Thickening Castor Oil with a Lignin-Enriched Fraction from Sugarcane Bagasse Waste via Epoxidation: A Rheological and Hydrodynamic Approach

Abstract

Thickening vegetable oils to different extents is of great interest in the design and development of new bio-based lubricant formulations, as achieving a wide range of rheological properties is crucial to the successful replacement of petroleumbased traditional counterparts. With this aim, the influence of epoxidation degree, modified by altering the reaction conditions, on the viscous flow properties of epoxidized castor oil was investigated together with the incorporation of a lignin-enriched fraction from sugarcane bagasse waste to more extensively modify the rheological properties, thereby valorizing this waste fraction. Oil thickening was achieved by promoting the cross-linking between the epoxidized oil and the lignin-enriched fraction that enables the compatibilization of both components. Castor oil epoxidation was assessed by means of standard volumetric titration methods and infrared spectroscopy.

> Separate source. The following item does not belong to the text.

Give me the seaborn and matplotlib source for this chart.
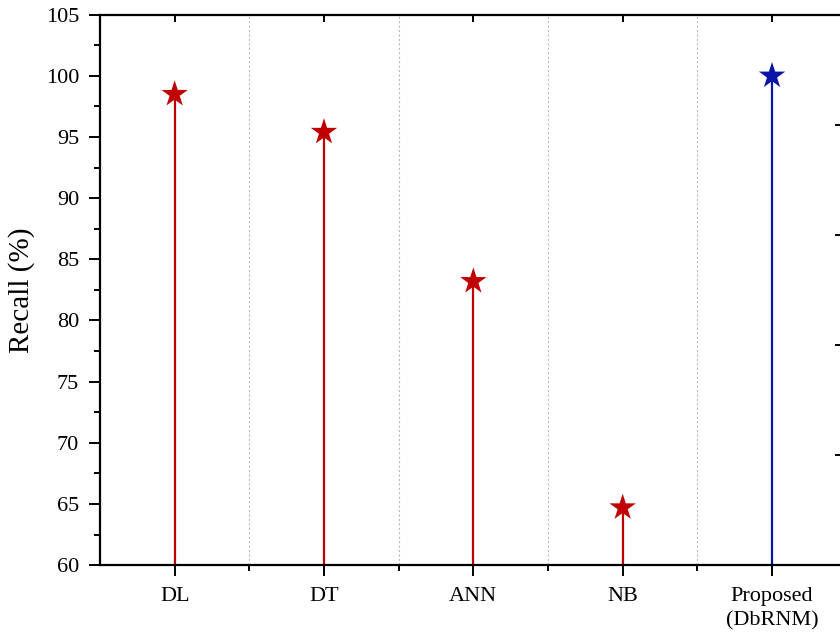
import numpy as np
import pandas as pd
import matplotlib
matplotlib.use("Agg")
import matplotlib.pyplot as plt
import seaborn as sns
from matplotlib.ticker import MultipleLocator, FixedLocator, NullFormatter

# chart data
models = ["DL", "DT", "ANN", "NB", "Proposed\n(DbRNM)"]
recall = [98.5, 95.4, 83.2, 64.7, 100.0]
group = ["other", "other", "other", "other", "proposed"]

df = pd.DataFrame({"model": models, "recall": recall, "group": group})

sns.set_style("white")
plt.rcParams["font.family"] = ["Liberation Serif", "DejaVu Serif"]
plt.rcParams["text.color"] = "black"
plt.rcParams["axes.labelcolor"] = "black"
plt.rcParams["xtick.color"] = "black"
plt.rcParams["ytick.color"] = "black"

red = "#C00000"
blue = "#0A14A8"
palette = {"other": red, "proposed": blue}

fig = plt.figure(figsize=(8.4, 6.4), dpi=100)
ax = fig.add_axes([0.119, 0.117, 0.889, 0.86])

# stems
pos = np.arange(len(models))
stem_colors = [palette[g] for g in group]
ax.vlines(pos, 60, recall, colors=stem_colors, linewidth=1.6, zorder=2)

# star heads
sns.scatterplot(data=df, x="model", y="recall", hue="group", palette=palette,
                marker="*", s=400, edgecolor="none", legend=False, ax=ax, zorder=3)

ax.set_xlim(-0.5, len(models) - 0.5)
ax.set_ylim(60, 105)
ax.yaxis.set_major_locator(MultipleLocator(5))
ax.yaxis.set_minor_locator(MultipleLocator(2.5))
ax.xaxis.set_minor_locator(FixedLocator(pos[:-1] + 0.5))

ax.set_xlabel("")
ax.set_ylabel("Recall (%)", fontsize=21, labelpad=8)
ax.tick_params(axis="both", which="major", labelsize=16, direction="out",
               length=8, width=1.4, bottom=True, left=True)
ax.tick_params(axis="both", which="minor", direction="out", length=4,
               width=1.4, bottom=True, left=True)
ax.tick_params(axis="x", which="major", pad=8)
ax.tick_params(axis="y", which="major", pad=7)
for lbl in ax.get_xticklabels():
    lbl.set_linespacing(1.35)

# inward ticks on the top spine
axt = ax.secondary_xaxis("top")
axt.set_xticks(pos)
axt.tick_params(axis="x", direction="in", length=5, width=1.4, labeltop=False)
axt.spines["top"].set_visible(False)

# dashed separators between categories
for xg in pos[:-1] + 0.5:
    ax.axvline(xg, color="#BBBBBB", linestyle=(0, (2, 2)), linewidth=0.8, zorder=1)

for sp in ax.spines.values():
    sp.set_color("black")
    sp.set_linewidth(1.6)

# right-hand axis ticks (no labels), spine falls just outside the figure
ax2 = ax.twinx()
ax2.set_ylim(0, 5)
ax2.yaxis.set_major_locator(FixedLocator([1, 2, 3, 4]))
ax2.yaxis.set_major_formatter(NullFormatter())
ax2.tick_params(axis="y", direction="in", length=9, width=1.4, color="black")
for sp in ax2.spines.values():
    sp.set_visible(False)

fig.savefig("out.png", dpi=100)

In addition, a fully rheological characterization of both epoxidized and lignin-thickened castor oils was carried out. A hydrodynamic approach was also followed, aiming to provide an estimation of the Mark−Houwink−Sakurada parameters and relate the intrinsic viscosity with the average molecular weight of the resulting epoxidized castor oil/lignocellulose macromolecular compounds. The chemical interaction between castor oil and the lignocellulosic material increased as the extent of epoxidation was increased, yielding a variety of rheological responses from Newtonian liquids of increasing viscosities (from around 1 to 500 Pa·s) to viscoelastic liquids.